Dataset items
※ ※ ※

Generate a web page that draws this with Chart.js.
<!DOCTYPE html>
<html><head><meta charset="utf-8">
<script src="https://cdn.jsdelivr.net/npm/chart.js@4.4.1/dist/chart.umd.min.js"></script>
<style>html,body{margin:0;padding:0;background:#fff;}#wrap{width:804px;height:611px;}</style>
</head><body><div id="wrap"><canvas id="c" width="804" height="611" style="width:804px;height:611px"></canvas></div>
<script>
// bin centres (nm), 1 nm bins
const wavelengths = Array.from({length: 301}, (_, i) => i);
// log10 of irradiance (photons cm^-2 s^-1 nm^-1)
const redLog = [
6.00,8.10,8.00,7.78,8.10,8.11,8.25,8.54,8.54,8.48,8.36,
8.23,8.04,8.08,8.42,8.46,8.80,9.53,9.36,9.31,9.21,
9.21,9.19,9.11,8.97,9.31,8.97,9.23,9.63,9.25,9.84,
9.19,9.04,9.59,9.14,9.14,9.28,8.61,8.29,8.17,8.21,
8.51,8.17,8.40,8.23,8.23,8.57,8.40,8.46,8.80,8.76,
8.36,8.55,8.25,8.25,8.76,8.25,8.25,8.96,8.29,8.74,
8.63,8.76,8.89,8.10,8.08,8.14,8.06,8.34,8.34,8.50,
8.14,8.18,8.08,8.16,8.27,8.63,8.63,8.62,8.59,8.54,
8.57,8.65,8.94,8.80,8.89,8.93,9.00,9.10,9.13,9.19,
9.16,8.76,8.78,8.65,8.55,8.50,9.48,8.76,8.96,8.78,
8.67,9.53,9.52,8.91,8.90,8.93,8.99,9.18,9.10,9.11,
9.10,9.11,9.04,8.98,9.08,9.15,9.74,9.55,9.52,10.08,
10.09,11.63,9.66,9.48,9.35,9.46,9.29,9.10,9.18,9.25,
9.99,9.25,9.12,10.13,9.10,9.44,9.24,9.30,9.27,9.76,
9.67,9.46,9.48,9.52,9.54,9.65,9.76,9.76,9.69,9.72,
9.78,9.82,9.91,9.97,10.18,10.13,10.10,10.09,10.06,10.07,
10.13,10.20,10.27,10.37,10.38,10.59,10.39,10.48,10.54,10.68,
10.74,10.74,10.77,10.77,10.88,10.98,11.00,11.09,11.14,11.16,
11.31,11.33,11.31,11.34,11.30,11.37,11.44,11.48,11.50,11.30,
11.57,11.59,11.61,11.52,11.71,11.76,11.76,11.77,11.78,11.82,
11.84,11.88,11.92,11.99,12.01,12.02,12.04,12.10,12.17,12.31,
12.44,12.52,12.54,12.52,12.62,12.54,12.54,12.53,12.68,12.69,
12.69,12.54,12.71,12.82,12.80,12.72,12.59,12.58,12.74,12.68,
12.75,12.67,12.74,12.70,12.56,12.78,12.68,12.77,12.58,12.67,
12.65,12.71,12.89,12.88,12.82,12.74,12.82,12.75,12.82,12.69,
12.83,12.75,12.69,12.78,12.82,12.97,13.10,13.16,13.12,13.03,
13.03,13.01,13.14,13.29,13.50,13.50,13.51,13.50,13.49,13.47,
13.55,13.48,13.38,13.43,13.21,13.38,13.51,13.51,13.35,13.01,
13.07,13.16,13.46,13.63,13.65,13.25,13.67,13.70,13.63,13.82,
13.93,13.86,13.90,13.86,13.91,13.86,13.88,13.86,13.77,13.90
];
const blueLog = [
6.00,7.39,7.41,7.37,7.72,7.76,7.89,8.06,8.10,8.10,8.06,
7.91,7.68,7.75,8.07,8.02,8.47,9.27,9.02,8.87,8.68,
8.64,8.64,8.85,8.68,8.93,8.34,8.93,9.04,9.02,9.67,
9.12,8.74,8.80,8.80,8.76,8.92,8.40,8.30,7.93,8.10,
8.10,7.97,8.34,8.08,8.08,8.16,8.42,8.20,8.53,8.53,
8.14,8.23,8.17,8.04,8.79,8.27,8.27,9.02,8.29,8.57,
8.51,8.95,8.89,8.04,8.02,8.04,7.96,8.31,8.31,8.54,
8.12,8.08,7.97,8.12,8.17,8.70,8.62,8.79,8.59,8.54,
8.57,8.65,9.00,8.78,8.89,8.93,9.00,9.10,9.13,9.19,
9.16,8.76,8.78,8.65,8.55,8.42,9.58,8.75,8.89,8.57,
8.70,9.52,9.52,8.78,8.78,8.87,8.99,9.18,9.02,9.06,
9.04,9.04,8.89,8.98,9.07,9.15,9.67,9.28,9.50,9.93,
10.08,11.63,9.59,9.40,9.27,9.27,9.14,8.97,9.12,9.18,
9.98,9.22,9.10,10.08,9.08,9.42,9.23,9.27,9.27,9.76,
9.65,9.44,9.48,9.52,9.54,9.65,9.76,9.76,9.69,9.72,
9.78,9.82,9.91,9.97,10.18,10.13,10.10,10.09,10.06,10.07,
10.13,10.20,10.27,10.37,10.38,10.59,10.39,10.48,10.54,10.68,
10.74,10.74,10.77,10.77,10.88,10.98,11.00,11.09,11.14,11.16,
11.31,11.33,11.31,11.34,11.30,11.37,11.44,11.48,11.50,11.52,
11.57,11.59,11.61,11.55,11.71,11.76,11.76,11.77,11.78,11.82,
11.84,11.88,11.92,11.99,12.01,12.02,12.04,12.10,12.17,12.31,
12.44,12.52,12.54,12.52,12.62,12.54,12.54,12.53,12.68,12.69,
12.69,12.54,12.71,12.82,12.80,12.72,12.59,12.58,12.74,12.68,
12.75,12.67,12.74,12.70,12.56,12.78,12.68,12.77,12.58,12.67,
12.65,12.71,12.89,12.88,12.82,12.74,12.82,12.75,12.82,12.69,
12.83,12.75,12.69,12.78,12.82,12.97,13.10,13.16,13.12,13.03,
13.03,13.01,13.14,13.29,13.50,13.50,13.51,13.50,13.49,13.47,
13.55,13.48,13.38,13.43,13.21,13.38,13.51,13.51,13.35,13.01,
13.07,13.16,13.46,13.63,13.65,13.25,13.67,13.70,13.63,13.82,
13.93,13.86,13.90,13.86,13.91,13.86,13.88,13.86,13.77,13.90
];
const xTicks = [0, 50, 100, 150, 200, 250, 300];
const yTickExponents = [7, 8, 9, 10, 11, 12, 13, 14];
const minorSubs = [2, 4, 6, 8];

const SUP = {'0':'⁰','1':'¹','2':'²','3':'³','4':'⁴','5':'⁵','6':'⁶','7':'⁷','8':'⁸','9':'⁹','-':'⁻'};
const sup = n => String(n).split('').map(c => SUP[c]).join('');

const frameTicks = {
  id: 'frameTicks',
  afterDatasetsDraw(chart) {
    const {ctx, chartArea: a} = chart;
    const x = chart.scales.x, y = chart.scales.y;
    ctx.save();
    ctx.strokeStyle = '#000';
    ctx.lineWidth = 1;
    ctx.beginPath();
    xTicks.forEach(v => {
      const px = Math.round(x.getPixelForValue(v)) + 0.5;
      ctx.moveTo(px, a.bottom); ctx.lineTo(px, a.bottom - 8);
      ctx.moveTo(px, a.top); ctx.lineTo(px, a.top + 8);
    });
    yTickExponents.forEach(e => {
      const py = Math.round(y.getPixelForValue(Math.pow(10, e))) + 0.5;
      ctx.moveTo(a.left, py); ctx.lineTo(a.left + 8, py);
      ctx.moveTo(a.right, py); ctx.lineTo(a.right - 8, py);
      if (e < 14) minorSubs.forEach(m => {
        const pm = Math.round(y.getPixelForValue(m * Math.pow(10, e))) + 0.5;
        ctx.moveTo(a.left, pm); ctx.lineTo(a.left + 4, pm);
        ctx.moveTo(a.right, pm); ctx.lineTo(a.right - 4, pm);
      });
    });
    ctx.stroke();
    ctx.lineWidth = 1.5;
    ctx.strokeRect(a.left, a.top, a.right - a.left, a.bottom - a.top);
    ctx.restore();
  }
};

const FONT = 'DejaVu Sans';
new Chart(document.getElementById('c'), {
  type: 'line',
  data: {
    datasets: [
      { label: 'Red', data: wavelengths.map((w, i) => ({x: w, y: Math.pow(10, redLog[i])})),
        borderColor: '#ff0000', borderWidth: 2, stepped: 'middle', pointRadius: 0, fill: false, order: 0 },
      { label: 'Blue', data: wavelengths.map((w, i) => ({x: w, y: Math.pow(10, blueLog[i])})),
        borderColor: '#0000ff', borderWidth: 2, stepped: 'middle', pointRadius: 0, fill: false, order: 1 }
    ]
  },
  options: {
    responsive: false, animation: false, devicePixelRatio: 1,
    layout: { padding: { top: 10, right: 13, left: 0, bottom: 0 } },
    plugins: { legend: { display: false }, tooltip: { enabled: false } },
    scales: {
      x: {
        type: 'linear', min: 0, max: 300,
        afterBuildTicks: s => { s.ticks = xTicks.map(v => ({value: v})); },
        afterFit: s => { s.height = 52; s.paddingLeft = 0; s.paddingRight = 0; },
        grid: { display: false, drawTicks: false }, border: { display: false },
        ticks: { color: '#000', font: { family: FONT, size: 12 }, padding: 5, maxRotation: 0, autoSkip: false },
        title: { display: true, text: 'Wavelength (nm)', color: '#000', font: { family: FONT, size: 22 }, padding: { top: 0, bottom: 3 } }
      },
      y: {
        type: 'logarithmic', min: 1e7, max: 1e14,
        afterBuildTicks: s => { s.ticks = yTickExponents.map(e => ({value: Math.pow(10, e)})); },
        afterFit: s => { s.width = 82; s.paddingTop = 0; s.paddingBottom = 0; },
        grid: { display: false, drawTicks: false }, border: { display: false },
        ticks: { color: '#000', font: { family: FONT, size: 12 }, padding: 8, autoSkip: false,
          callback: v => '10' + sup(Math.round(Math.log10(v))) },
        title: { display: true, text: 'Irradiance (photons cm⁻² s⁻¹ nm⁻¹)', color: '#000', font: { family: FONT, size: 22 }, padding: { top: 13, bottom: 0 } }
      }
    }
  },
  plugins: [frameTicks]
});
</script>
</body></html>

※ ※ ※

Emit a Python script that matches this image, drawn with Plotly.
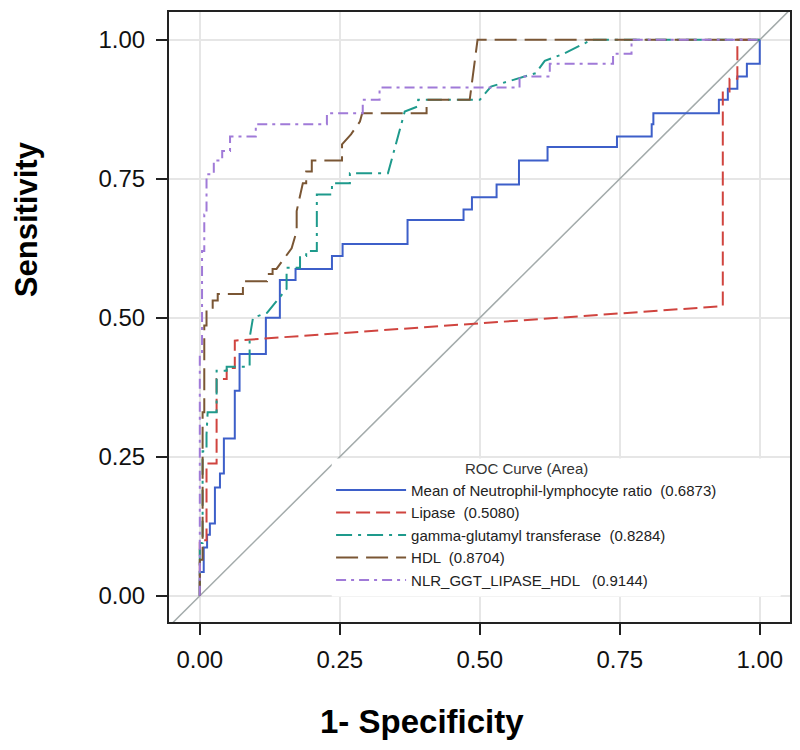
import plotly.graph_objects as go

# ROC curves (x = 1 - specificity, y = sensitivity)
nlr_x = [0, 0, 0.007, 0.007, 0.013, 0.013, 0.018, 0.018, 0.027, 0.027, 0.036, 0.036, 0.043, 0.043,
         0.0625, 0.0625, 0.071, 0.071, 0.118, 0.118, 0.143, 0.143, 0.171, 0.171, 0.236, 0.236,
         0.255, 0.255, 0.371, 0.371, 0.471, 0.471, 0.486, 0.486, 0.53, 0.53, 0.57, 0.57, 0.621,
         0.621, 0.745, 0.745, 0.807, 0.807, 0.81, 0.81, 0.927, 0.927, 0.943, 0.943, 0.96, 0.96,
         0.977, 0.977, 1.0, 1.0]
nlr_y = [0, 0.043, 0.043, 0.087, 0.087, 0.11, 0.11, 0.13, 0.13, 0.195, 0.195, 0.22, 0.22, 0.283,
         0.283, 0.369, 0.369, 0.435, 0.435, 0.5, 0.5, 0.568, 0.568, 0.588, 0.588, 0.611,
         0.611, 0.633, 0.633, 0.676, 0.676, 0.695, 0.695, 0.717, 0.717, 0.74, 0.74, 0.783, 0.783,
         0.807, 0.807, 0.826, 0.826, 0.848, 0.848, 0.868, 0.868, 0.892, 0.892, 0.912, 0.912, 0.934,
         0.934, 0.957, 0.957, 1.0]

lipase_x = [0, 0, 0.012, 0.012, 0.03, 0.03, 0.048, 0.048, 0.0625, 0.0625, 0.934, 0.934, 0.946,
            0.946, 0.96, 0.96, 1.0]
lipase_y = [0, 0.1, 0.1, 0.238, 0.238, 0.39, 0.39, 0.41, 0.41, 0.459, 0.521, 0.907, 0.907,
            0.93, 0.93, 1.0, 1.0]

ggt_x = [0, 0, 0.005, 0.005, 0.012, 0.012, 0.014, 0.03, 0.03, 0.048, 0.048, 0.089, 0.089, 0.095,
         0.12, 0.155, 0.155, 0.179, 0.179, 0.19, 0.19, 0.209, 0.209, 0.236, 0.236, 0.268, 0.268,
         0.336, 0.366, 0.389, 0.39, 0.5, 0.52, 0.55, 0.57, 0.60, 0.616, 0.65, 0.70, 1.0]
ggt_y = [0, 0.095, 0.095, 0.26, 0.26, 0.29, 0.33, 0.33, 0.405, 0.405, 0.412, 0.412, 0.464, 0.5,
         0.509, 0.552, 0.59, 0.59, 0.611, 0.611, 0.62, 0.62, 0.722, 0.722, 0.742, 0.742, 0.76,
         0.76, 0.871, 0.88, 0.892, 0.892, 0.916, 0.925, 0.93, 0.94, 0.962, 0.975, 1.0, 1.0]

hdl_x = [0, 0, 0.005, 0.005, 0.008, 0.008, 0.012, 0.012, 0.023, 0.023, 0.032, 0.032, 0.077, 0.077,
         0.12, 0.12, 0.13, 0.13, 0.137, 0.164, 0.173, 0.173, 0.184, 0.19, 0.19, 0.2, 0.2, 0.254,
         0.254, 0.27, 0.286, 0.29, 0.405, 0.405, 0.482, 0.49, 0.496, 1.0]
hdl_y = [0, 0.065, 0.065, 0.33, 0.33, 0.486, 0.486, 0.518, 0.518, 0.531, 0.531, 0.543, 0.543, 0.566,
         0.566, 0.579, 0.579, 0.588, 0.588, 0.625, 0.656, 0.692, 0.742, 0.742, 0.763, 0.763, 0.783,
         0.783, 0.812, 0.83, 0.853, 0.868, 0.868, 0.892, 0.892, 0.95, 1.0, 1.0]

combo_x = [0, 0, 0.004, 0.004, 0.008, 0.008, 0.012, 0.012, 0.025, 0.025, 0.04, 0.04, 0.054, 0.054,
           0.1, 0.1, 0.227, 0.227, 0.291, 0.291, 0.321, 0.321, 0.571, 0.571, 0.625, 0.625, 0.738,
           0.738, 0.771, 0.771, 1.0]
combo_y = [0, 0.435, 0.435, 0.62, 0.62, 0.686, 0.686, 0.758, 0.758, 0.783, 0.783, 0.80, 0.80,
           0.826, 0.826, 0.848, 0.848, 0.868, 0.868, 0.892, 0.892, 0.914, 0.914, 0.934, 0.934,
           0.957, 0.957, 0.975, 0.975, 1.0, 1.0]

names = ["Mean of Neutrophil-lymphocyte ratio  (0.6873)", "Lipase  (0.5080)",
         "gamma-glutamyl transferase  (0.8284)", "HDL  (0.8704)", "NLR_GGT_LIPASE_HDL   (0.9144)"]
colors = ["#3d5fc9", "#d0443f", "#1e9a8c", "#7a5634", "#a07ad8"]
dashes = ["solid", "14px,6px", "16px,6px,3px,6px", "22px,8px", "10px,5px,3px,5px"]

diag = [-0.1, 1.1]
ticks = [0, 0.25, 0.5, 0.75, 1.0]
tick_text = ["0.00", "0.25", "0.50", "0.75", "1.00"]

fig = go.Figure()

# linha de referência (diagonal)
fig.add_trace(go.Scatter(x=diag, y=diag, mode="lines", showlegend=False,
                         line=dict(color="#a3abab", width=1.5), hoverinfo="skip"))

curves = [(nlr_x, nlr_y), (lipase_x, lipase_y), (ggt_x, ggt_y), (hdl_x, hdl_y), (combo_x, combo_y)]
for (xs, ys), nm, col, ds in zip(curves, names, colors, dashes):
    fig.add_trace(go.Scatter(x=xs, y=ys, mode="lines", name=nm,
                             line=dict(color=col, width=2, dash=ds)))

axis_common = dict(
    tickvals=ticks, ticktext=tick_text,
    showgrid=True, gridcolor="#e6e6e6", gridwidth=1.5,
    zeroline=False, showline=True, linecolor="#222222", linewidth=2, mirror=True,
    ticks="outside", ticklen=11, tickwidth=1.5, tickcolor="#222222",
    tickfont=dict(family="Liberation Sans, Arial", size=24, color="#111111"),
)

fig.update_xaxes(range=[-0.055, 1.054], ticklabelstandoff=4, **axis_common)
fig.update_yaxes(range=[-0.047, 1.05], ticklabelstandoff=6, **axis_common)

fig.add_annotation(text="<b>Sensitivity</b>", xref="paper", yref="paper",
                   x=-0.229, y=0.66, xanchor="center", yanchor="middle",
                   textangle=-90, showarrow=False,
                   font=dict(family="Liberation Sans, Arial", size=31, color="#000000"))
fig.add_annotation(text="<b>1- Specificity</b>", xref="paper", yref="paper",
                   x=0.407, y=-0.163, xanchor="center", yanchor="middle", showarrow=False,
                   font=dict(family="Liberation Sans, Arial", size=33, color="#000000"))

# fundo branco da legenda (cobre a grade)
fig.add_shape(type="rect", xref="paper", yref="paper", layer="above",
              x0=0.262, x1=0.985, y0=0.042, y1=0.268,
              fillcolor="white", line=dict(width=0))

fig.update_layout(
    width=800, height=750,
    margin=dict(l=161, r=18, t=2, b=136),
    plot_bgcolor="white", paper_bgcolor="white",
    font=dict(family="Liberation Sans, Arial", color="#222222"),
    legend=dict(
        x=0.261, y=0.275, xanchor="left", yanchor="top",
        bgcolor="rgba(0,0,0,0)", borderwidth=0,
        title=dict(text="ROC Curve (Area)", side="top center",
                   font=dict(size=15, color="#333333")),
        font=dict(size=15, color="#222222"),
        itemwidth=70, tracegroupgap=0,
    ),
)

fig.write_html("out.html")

※ ※ ※

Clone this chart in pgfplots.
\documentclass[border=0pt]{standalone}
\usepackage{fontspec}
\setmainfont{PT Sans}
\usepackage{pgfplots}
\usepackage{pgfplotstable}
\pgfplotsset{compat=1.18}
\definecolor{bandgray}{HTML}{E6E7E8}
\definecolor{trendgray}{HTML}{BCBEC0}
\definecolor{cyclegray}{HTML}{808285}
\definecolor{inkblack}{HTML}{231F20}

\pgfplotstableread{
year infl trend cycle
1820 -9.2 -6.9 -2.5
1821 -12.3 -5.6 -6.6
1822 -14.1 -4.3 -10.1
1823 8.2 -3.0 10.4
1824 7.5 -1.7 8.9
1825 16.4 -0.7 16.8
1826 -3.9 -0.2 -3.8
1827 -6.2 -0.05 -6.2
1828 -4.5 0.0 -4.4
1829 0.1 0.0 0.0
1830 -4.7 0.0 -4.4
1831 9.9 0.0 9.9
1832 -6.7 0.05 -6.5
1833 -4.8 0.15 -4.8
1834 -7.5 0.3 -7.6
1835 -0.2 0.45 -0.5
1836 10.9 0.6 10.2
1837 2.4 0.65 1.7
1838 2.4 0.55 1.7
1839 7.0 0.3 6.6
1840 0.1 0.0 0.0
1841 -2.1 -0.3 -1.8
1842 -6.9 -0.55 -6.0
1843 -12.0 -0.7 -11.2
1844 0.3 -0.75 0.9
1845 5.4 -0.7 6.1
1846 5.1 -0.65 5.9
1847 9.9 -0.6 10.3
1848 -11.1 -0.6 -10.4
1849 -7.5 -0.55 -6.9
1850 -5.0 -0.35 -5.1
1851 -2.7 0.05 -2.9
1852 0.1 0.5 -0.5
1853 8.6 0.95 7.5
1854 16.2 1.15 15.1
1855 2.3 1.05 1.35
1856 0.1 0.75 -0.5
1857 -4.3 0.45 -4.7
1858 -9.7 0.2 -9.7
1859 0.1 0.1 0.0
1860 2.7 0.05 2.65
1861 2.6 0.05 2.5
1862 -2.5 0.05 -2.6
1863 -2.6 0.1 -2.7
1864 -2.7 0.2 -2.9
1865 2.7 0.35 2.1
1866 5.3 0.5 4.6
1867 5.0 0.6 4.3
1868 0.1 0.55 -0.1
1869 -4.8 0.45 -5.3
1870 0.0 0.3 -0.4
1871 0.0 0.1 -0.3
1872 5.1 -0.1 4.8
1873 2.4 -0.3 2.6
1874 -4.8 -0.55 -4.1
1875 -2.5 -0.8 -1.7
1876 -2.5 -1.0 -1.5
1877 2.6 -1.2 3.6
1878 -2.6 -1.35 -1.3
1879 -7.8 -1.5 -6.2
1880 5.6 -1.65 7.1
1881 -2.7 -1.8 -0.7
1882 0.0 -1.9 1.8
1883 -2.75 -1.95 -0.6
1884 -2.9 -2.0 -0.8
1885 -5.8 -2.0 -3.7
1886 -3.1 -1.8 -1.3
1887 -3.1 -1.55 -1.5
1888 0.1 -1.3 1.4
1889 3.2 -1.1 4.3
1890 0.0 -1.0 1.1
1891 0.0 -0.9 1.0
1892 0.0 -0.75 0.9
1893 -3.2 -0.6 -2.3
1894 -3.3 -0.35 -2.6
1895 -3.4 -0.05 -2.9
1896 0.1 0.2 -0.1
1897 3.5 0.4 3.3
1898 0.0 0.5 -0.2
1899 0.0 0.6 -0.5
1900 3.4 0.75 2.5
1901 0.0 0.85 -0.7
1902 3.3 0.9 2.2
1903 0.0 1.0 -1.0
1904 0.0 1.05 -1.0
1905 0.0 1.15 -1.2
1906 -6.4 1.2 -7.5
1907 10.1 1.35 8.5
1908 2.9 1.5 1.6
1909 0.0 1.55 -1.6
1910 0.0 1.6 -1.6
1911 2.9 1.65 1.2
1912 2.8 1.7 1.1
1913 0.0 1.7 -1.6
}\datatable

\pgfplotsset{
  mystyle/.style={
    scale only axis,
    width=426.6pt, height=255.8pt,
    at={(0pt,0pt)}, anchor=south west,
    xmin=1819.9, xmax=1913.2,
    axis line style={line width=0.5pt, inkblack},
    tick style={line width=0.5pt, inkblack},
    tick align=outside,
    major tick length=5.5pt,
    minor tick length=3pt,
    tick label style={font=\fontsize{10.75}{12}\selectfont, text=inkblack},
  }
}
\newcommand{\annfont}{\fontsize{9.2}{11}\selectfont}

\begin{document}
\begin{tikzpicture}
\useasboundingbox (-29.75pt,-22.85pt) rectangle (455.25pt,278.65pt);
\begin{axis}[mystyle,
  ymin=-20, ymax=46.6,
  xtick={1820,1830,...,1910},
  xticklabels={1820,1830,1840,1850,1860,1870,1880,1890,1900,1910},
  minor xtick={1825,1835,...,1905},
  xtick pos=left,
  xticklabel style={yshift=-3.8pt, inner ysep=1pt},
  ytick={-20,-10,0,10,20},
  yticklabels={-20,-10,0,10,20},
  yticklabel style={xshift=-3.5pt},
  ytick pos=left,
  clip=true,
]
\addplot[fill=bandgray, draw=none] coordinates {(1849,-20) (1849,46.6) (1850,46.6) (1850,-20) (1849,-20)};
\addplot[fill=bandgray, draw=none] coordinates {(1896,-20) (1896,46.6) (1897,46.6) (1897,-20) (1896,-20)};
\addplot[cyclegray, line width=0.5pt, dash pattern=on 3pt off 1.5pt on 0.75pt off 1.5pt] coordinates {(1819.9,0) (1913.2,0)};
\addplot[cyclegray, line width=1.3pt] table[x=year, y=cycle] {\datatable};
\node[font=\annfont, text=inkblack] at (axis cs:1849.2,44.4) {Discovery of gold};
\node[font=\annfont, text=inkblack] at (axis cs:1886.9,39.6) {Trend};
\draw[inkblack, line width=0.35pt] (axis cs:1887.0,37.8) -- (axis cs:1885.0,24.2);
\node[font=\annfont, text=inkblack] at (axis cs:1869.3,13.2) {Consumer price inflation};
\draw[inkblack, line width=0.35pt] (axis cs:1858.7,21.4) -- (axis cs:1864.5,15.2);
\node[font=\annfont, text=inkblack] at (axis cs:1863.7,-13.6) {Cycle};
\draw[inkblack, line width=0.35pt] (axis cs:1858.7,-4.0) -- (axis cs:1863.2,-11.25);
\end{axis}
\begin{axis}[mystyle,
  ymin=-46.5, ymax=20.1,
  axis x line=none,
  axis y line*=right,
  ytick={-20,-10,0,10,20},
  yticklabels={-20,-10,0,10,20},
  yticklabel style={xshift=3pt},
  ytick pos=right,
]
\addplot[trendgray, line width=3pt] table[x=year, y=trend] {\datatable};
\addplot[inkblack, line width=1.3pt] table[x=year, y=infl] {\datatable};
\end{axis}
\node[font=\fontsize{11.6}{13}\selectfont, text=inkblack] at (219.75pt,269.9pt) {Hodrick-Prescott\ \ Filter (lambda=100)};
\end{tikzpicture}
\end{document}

※ ※ ※

**INSTRUCTIONS FOR THE TASK**
From the records above, pull out every line containing the word "with".

**REPLY TO THE EXERCISE**
Generate a web page that draws this with Chart.js.
Emit a Python script that matches this image, drawn with Plotly.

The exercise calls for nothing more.